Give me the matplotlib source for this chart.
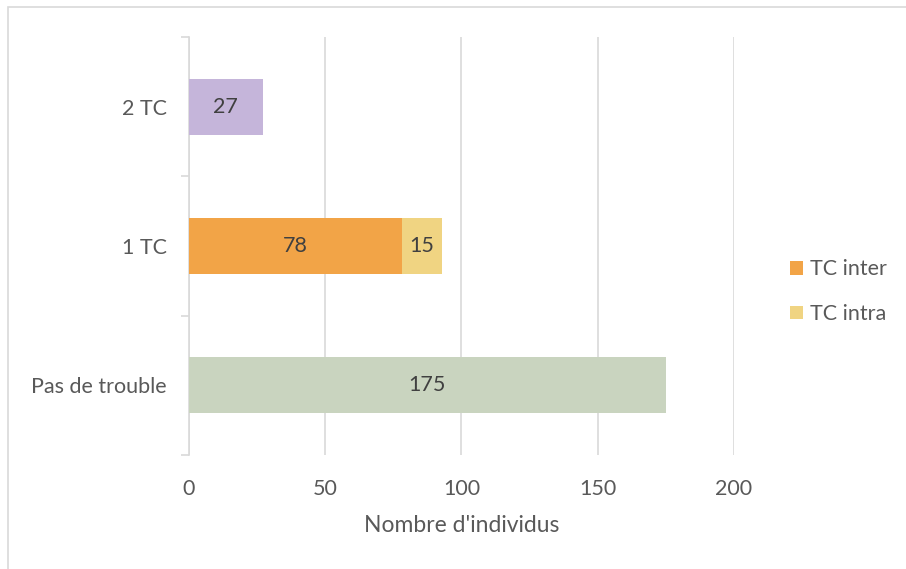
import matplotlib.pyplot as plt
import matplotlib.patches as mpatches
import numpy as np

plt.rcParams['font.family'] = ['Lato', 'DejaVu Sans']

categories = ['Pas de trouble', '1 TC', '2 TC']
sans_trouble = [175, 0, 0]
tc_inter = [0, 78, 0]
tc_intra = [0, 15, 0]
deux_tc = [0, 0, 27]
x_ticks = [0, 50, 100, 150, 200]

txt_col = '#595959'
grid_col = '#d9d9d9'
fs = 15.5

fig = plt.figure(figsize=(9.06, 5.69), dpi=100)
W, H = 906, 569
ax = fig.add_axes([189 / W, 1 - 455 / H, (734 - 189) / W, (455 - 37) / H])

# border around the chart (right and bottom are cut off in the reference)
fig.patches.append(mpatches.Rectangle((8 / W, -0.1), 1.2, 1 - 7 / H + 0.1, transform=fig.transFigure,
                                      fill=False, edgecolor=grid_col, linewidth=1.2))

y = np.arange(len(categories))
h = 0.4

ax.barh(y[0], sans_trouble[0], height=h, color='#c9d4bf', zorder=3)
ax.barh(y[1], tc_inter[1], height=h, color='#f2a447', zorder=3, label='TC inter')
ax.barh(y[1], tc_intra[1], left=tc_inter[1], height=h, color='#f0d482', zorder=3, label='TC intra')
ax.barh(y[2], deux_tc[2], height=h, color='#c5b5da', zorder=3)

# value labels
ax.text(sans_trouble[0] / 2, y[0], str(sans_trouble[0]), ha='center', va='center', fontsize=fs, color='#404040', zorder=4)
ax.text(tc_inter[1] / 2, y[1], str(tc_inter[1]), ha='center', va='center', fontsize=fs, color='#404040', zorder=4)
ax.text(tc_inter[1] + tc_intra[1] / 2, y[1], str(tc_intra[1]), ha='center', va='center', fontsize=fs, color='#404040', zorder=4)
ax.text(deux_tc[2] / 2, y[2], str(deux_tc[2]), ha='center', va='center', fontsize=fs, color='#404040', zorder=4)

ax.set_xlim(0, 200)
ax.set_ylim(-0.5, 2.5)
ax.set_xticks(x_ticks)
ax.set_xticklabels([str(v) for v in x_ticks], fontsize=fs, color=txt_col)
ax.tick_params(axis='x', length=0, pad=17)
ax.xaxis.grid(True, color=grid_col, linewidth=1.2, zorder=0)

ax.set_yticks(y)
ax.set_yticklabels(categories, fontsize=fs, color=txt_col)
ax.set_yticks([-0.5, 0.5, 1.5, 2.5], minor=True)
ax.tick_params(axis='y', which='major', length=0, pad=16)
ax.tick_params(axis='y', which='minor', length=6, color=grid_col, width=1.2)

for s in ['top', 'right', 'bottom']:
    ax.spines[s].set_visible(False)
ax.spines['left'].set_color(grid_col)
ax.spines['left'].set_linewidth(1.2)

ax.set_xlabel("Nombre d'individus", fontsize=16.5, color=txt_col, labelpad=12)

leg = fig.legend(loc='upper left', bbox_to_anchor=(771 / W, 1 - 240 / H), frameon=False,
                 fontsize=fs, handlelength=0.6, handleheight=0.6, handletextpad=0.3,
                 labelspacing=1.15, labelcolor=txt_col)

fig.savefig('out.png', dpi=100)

- WHAT YOU ARE ASKED TO DO: Skipping the pictures, transcribe each line above exactly as it appears.

- FINAL RESULT:
Give me the matplotlib source for this chart.
import matplotlib.pyplot as plt
import matplotlib.patches as mpatches
import numpy as np

plt.rcParams['font.family'] = ['Lato', 'DejaVu Sans']

categories = ['Pas de trouble', '1 TC', '2 TC']
sans_trouble = [175, 0, 0]
tc_inter = [0, 78, 0]
tc_intra = [0, 15, 0]
deux_tc = [0, 0, 27]
x_ticks = [0, 50, 100, 150, 200]

txt_col = '#595959'
grid_col = '#d9d9d9'
fs = 15.5

fig = plt.figure(figsize=(9.06, 5.69), dpi=100)
W, H = 906, 569
ax = fig.add_axes([189 / W, 1 - 455 / H, (734 - 189) / W, (455 - 37) / H])

# border around the chart (right and bottom are cut off in the reference)
fig.patches.append(mpatches.Rectangle((8 / W, -0.1), 1.2, 1 - 7 / H + 0.1, transform=fig.transFigure,
                                      fill=False, edgecolor=grid_col, linewidth=1.2))

y = np.arange(len(categories))
h = 0.4

ax.barh(y[0], sans_trouble[0], height=h, color='#c9d4bf', zorder=3)
ax.barh(y[1], tc_inter[1], height=h, color='#f2a447', zorder=3, label='TC inter')
ax.barh(y[1], tc_intra[1], left=tc_inter[1], height=h, color='#f0d482', zorder=3, label='TC intra')
ax.barh(y[2], deux_tc[2], height=h, color='#c5b5da', zorder=3)

# value labels
ax.text(sans_trouble[0] / 2, y[0], str(sans_trouble[0]), ha='center', va='center', fontsize=fs, color='#404040', zorder=4)
ax.text(tc_inter[1] / 2, y[1], str(tc_inter[1]), ha='center', va='center', fontsize=fs, color='#404040', zorder=4)
ax.text(tc_inter[1] + tc_intra[1] / 2, y[1], str(tc_intra[1]), ha='center', va='center', fontsize=fs, color='#404040', zorder=4)
ax.text(deux_tc[2] / 2, y[2], str(deux_tc[2]), ha='center', va='center', fontsize=fs, color='#404040', zorder=4)

ax.set_xlim(0, 200)
ax.set_ylim(-0.5, 2.5)
ax.set_xticks(x_ticks)
ax.set_xticklabels([str(v) for v in x_ticks], fontsize=fs, color=txt_col)
ax.tick_params(axis='x', length=0, pad=17)
ax.xaxis.grid(True, color=grid_col, linewidth=1.2, zorder=0)

ax.set_yticks(y)
ax.set_yticklabels(categories, fontsize=fs, color=txt_col)
ax.set_yticks([-0.5, 0.5, 1.5, 2.5], minor=True)
ax.tick_params(axis='y', which='major', length=0, pad=16)
ax.tick_params(axis='y', which='minor', length=6, color=grid_col, width=1.2)

for s in ['top', 'right', 'bottom']:
    ax.spines[s].set_visible(False)
ax.spines['left'].set_color(grid_col)
ax.spines['left'].set_linewidth(1.2)

ax.set_xlabel("Nombre d'individus", fontsize=16.5, color=txt_col, labelpad=12)

leg = fig.legend(loc='upper left', bbox_to_anchor=(771 / W, 1 - 240 / H), frameon=False,
                 fontsize=fs, handlelength=0.6, handleheight=0.6, handletextpad=0.3,
                 labelspacing=1.15, labelcolor=txt_col)

fig.savefig('out.png', dpi=100)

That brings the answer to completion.